> **Exercise**: Print word for word the first line of the listing below and every line after it, through the line with "1, 1, 1, 1, 1]". Leave out the pictures and the rest.

> **Data segment**:
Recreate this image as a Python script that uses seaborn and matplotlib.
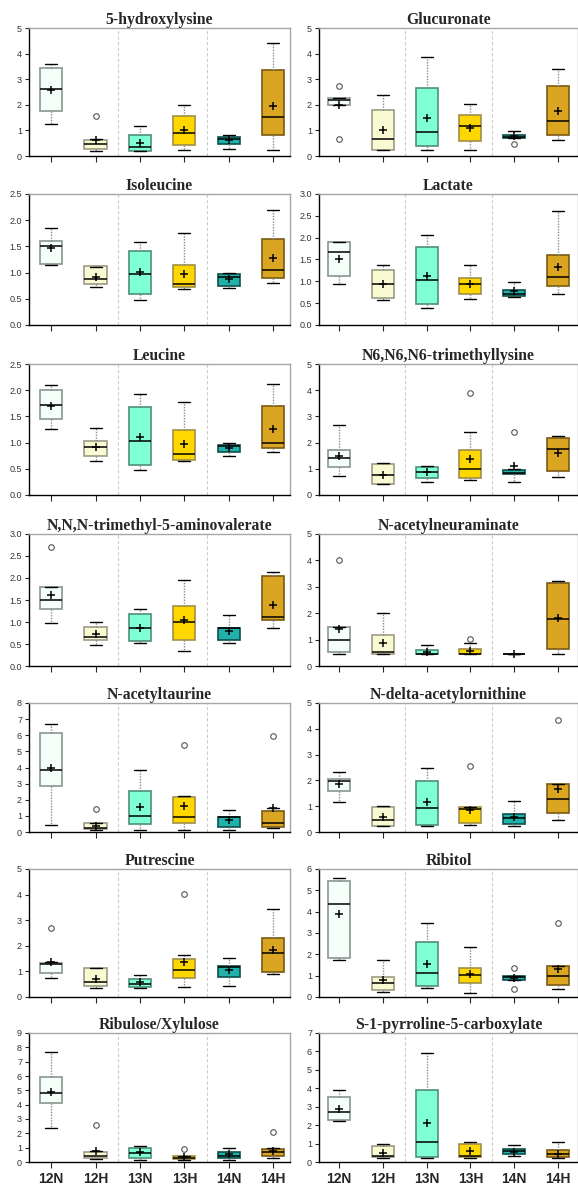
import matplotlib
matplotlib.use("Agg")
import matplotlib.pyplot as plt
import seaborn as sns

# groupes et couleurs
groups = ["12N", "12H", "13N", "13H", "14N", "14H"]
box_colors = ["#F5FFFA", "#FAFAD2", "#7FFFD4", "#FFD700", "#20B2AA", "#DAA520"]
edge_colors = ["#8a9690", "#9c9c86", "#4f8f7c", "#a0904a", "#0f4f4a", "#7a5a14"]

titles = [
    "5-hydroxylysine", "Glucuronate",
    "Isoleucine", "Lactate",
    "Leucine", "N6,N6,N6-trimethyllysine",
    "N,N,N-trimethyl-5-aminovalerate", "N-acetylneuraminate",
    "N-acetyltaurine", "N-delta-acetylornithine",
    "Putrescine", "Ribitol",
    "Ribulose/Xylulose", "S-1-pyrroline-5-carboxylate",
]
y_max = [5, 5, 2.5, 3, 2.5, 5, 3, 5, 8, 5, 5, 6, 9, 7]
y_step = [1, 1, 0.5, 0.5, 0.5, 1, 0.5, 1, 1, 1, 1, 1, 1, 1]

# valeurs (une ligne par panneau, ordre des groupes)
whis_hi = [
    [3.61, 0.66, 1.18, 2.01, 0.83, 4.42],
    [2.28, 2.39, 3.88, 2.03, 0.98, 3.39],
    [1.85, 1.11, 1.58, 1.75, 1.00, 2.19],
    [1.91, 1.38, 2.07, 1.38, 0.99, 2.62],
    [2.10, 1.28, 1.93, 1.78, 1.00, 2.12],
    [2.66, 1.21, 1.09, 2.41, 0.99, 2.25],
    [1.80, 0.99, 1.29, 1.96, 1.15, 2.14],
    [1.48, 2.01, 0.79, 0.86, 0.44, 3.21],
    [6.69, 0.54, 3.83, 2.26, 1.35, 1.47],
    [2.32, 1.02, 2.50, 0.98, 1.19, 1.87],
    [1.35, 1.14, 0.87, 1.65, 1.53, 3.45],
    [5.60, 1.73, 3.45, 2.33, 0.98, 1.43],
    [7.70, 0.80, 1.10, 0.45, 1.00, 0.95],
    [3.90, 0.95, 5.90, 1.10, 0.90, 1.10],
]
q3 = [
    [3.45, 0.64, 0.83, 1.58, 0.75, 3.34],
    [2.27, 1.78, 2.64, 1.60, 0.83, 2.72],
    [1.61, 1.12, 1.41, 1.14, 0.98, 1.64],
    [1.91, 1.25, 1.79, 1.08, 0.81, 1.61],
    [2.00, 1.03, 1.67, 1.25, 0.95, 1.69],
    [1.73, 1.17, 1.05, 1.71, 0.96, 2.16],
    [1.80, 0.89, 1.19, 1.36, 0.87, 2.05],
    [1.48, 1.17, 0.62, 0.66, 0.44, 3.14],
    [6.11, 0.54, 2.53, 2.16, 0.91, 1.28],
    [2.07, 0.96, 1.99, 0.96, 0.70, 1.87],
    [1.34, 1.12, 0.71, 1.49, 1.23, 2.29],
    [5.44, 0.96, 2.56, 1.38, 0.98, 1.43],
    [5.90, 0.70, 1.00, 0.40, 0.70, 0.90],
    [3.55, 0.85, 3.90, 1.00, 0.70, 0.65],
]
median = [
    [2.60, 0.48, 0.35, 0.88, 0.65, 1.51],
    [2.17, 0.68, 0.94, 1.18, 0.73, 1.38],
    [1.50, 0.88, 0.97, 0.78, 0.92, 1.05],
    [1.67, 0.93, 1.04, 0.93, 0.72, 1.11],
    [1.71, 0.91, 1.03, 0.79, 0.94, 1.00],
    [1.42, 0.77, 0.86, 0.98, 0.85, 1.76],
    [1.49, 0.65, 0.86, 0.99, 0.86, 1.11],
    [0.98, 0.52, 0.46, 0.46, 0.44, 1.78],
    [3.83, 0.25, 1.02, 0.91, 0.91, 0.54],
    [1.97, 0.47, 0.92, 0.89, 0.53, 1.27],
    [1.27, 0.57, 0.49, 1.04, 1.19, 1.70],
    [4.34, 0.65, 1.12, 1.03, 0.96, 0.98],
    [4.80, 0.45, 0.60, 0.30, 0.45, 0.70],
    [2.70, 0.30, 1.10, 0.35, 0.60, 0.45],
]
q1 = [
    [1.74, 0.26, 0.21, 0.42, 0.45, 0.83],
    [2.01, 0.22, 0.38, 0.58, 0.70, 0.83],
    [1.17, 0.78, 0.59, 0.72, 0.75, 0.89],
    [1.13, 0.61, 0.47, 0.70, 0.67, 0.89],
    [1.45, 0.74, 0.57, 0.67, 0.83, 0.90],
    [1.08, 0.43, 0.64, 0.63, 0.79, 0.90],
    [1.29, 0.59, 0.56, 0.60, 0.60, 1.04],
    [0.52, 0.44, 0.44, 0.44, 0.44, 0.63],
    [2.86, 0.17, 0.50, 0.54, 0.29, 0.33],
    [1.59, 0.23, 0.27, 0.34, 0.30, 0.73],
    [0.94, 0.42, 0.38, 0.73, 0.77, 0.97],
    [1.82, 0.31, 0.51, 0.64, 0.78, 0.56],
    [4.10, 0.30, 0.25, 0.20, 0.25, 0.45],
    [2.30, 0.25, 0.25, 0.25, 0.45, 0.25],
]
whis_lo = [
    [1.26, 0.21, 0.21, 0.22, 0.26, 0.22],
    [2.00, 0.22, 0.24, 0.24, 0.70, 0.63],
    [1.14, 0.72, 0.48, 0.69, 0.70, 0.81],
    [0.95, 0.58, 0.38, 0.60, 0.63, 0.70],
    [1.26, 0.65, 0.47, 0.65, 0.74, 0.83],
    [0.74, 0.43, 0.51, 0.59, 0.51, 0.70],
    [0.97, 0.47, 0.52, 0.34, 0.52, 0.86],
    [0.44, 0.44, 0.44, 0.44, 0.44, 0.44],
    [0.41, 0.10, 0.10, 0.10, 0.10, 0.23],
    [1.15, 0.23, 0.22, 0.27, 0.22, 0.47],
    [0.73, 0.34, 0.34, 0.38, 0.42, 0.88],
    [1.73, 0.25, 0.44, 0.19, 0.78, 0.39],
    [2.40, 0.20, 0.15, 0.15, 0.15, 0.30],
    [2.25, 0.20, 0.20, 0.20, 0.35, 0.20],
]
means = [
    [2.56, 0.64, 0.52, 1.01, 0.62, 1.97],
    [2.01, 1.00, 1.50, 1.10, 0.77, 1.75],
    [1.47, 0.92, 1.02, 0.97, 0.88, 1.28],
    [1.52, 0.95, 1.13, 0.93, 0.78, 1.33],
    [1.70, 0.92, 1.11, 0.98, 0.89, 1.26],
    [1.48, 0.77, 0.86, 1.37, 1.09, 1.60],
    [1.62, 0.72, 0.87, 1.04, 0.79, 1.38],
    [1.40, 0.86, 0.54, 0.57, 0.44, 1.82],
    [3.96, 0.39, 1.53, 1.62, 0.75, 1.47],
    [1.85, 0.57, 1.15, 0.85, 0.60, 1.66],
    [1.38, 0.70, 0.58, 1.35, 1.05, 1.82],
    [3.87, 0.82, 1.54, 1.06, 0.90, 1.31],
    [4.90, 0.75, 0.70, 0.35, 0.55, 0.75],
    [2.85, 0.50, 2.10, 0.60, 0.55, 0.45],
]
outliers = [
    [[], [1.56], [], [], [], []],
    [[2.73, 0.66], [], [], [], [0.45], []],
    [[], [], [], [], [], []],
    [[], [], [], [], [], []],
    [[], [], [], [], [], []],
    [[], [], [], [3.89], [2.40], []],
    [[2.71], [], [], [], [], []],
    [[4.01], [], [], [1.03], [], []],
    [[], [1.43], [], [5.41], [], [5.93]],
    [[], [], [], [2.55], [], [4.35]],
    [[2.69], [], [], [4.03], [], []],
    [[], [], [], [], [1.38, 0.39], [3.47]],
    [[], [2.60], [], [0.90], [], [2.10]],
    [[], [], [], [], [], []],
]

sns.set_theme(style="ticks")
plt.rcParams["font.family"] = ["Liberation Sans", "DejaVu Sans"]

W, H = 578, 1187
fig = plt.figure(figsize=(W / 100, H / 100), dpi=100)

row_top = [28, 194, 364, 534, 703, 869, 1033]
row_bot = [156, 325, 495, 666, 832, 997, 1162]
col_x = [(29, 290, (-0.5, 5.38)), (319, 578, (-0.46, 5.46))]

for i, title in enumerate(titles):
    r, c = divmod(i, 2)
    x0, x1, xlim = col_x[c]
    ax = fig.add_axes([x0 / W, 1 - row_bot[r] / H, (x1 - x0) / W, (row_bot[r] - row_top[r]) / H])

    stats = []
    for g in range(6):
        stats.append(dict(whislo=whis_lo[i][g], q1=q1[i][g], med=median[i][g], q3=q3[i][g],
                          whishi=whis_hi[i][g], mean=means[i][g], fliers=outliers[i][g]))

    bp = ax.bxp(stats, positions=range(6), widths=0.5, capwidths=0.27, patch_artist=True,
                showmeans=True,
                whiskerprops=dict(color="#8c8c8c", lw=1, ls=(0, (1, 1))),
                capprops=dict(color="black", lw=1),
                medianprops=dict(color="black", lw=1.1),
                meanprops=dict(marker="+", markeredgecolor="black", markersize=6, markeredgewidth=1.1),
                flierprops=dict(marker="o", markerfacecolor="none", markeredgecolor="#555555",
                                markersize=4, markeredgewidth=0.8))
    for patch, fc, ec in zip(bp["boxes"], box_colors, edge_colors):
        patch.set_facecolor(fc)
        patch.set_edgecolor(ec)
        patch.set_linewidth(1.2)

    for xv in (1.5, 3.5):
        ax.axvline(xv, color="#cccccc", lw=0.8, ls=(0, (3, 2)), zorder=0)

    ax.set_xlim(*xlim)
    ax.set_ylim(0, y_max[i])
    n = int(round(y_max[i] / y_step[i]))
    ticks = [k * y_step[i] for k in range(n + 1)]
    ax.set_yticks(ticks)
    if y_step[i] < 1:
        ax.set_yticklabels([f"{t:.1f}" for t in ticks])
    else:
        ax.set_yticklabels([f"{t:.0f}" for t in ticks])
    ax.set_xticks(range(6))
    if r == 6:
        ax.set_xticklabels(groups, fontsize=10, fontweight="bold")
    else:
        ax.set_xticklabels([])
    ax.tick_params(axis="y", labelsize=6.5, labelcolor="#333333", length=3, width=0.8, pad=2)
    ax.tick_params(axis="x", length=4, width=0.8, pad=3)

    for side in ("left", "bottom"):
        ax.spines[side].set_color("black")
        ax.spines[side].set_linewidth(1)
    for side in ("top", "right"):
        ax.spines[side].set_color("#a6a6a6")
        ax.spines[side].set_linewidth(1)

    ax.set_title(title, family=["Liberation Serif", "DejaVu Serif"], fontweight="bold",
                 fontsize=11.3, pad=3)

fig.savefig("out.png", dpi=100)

> **Output for this task**:
Recreate this image as a Python script that uses seaborn and matplotlib.
import matplotlib
matplotlib.use("Agg")
import matplotlib.pyplot as plt
import seaborn as sns

# groupes et couleurs
groups = ["12N", "12H", "13N", "13H", "14N", "14H"]
box_colors = ["#F5FFFA", "#FAFAD2", "#7FFFD4", "#FFD700", "#20B2AA", "#DAA520"]
edge_colors = ["#8a9690", "#9c9c86", "#4f8f7c", "#a0904a", "#0f4f4a", "#7a5a14"]

titles = [
    "5-hydroxylysine", "Glucuronate",
    "Isoleucine", "Lactate",
    "Leucine", "N6,N6,N6-trimethyllysine",
    "N,N,N-trimethyl-5-aminovalerate", "N-acetylneuraminate",
    "N-acetyltaurine", "N-delta-acetylornithine",
    "Putrescine", "Ribitol",
    "Ribulose/Xylulose", "S-1-pyrroline-5-carboxylate",
]
y_max = [5, 5, 2.5, 3, 2.5, 5, 3, 5, 8, 5, 5, 6, 9, 7]
y_step = [1, 1, 0.5, 0.5, 0.5, 1, 0.5, 1, 1, 1, 1, 1, 1, 1]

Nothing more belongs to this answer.